::: Source material

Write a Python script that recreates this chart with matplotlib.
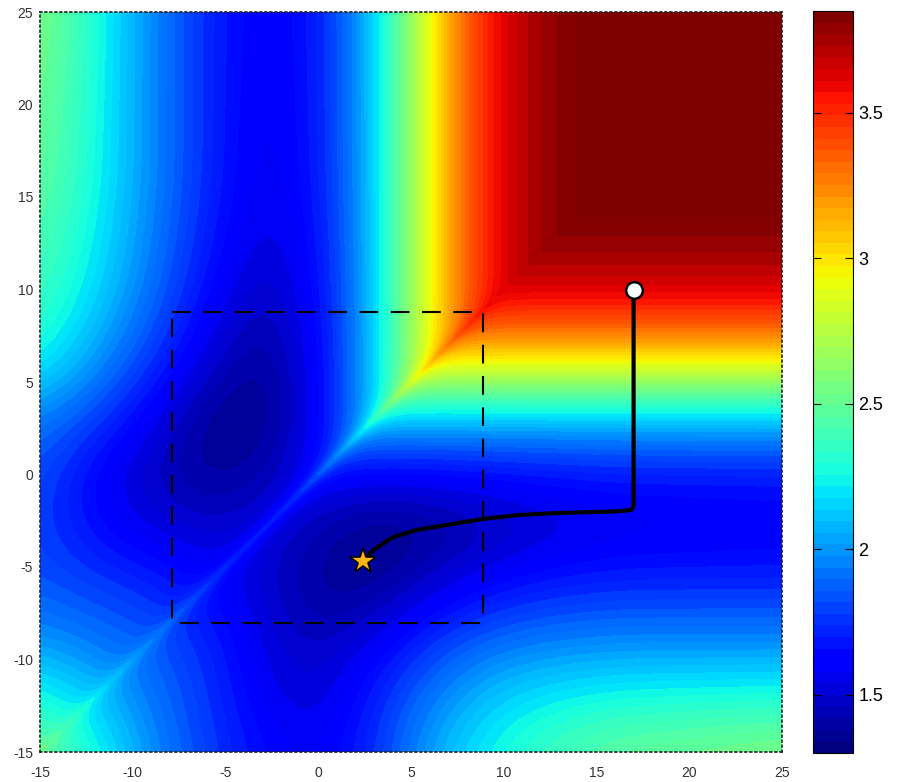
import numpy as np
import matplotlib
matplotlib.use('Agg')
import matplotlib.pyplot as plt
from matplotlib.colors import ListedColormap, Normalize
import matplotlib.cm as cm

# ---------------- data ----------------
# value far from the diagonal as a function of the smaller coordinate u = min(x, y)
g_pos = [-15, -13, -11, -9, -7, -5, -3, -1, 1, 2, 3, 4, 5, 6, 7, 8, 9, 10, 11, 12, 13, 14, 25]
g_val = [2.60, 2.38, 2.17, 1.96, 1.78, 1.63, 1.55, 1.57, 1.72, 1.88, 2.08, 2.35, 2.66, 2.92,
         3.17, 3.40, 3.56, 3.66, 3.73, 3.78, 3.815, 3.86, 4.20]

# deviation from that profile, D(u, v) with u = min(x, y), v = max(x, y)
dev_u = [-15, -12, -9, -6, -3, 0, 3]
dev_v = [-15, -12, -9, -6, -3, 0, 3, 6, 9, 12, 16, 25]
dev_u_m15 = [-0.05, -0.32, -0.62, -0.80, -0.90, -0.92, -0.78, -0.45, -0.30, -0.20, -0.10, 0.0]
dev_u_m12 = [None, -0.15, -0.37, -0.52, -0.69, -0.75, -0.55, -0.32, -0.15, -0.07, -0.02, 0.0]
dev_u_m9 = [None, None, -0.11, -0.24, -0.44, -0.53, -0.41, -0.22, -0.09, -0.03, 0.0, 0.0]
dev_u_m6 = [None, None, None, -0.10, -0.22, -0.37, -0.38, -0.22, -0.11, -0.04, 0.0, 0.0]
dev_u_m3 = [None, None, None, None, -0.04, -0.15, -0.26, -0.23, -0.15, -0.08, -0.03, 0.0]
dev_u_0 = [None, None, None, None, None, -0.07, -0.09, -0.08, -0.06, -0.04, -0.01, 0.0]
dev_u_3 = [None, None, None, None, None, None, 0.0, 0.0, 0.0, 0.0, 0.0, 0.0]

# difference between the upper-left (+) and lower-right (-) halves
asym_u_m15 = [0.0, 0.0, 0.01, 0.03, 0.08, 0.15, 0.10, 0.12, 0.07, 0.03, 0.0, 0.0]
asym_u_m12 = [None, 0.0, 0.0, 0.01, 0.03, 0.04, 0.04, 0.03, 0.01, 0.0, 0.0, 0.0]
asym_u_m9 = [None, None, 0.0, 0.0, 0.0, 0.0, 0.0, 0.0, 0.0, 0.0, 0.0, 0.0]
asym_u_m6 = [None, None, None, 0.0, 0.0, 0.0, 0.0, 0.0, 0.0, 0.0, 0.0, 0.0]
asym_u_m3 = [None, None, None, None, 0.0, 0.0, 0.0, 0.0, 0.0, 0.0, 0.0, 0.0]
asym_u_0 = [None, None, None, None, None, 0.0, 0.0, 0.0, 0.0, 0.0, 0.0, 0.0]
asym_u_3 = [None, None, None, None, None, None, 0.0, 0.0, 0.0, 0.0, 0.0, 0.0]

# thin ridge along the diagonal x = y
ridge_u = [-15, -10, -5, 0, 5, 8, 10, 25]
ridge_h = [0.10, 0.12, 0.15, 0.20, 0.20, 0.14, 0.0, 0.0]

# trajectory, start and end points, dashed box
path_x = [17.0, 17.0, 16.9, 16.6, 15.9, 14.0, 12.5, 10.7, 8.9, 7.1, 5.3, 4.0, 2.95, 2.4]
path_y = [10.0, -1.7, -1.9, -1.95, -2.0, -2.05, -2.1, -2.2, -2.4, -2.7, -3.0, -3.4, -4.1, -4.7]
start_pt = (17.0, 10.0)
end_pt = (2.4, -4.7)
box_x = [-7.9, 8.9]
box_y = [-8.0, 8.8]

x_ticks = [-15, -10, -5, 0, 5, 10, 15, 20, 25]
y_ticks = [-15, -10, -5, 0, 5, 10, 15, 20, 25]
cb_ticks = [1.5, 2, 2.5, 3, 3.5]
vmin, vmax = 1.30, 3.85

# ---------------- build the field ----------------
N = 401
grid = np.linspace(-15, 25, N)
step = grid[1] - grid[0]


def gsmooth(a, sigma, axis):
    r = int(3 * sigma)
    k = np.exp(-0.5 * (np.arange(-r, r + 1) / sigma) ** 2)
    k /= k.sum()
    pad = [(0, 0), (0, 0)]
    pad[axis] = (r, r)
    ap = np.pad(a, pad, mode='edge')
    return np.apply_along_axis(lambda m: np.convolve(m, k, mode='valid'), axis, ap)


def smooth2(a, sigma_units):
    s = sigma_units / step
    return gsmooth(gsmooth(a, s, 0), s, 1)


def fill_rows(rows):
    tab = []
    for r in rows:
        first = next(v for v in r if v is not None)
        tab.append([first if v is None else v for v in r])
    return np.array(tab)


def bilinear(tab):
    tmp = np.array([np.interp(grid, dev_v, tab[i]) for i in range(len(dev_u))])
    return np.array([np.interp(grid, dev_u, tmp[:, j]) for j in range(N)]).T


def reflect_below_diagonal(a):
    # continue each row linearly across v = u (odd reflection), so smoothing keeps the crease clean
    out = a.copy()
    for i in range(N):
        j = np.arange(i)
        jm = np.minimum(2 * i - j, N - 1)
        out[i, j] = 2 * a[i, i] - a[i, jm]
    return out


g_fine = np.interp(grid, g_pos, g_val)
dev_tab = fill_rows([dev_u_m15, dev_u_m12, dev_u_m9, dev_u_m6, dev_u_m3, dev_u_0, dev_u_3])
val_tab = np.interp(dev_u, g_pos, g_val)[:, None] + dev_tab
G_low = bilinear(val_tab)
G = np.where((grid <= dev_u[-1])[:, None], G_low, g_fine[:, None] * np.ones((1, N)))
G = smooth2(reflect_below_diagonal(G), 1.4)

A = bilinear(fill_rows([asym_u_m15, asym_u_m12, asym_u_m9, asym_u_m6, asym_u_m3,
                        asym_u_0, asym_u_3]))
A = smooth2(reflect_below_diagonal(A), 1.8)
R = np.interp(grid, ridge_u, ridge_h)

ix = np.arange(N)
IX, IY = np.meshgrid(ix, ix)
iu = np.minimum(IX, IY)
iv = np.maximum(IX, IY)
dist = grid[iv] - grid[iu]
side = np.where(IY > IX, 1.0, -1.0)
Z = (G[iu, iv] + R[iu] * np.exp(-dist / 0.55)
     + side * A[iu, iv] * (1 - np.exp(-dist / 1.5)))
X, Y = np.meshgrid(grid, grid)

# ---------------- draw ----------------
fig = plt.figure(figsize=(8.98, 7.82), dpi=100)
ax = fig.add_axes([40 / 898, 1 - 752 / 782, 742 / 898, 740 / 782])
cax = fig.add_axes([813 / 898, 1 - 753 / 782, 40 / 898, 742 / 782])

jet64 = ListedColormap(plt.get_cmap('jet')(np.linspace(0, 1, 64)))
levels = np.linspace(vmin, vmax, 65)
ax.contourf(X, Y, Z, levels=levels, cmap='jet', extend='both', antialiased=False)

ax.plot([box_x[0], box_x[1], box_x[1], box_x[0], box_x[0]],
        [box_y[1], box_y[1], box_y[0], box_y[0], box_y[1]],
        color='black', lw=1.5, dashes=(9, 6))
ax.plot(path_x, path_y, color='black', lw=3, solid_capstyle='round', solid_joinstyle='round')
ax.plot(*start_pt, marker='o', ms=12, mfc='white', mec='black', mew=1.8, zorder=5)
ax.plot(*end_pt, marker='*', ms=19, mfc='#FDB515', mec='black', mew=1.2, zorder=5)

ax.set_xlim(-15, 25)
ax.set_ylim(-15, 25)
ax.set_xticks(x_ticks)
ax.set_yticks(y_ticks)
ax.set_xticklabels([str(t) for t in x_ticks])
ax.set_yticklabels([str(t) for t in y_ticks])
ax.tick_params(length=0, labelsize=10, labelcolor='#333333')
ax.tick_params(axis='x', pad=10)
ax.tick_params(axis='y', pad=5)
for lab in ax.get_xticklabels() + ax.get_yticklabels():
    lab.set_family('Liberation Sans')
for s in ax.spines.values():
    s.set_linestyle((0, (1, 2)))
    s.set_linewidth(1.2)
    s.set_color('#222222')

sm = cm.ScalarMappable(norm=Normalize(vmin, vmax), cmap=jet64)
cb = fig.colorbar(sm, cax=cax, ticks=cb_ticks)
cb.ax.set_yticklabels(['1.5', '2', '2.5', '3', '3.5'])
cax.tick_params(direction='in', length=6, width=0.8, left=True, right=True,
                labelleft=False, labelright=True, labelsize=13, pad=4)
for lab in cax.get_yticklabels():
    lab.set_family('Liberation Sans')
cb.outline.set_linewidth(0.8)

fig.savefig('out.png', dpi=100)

::::::

Work to do: Search the preceding listing for "matplotlib" and extract every line where it is found.

Right answer:
Write a Python script that recreates this chart with matplotlib.
import matplotlib
matplotlib.use('Agg')
import matplotlib.pyplot as plt
from matplotlib.colors import ListedColormap, Normalize
import matplotlib.cm as cm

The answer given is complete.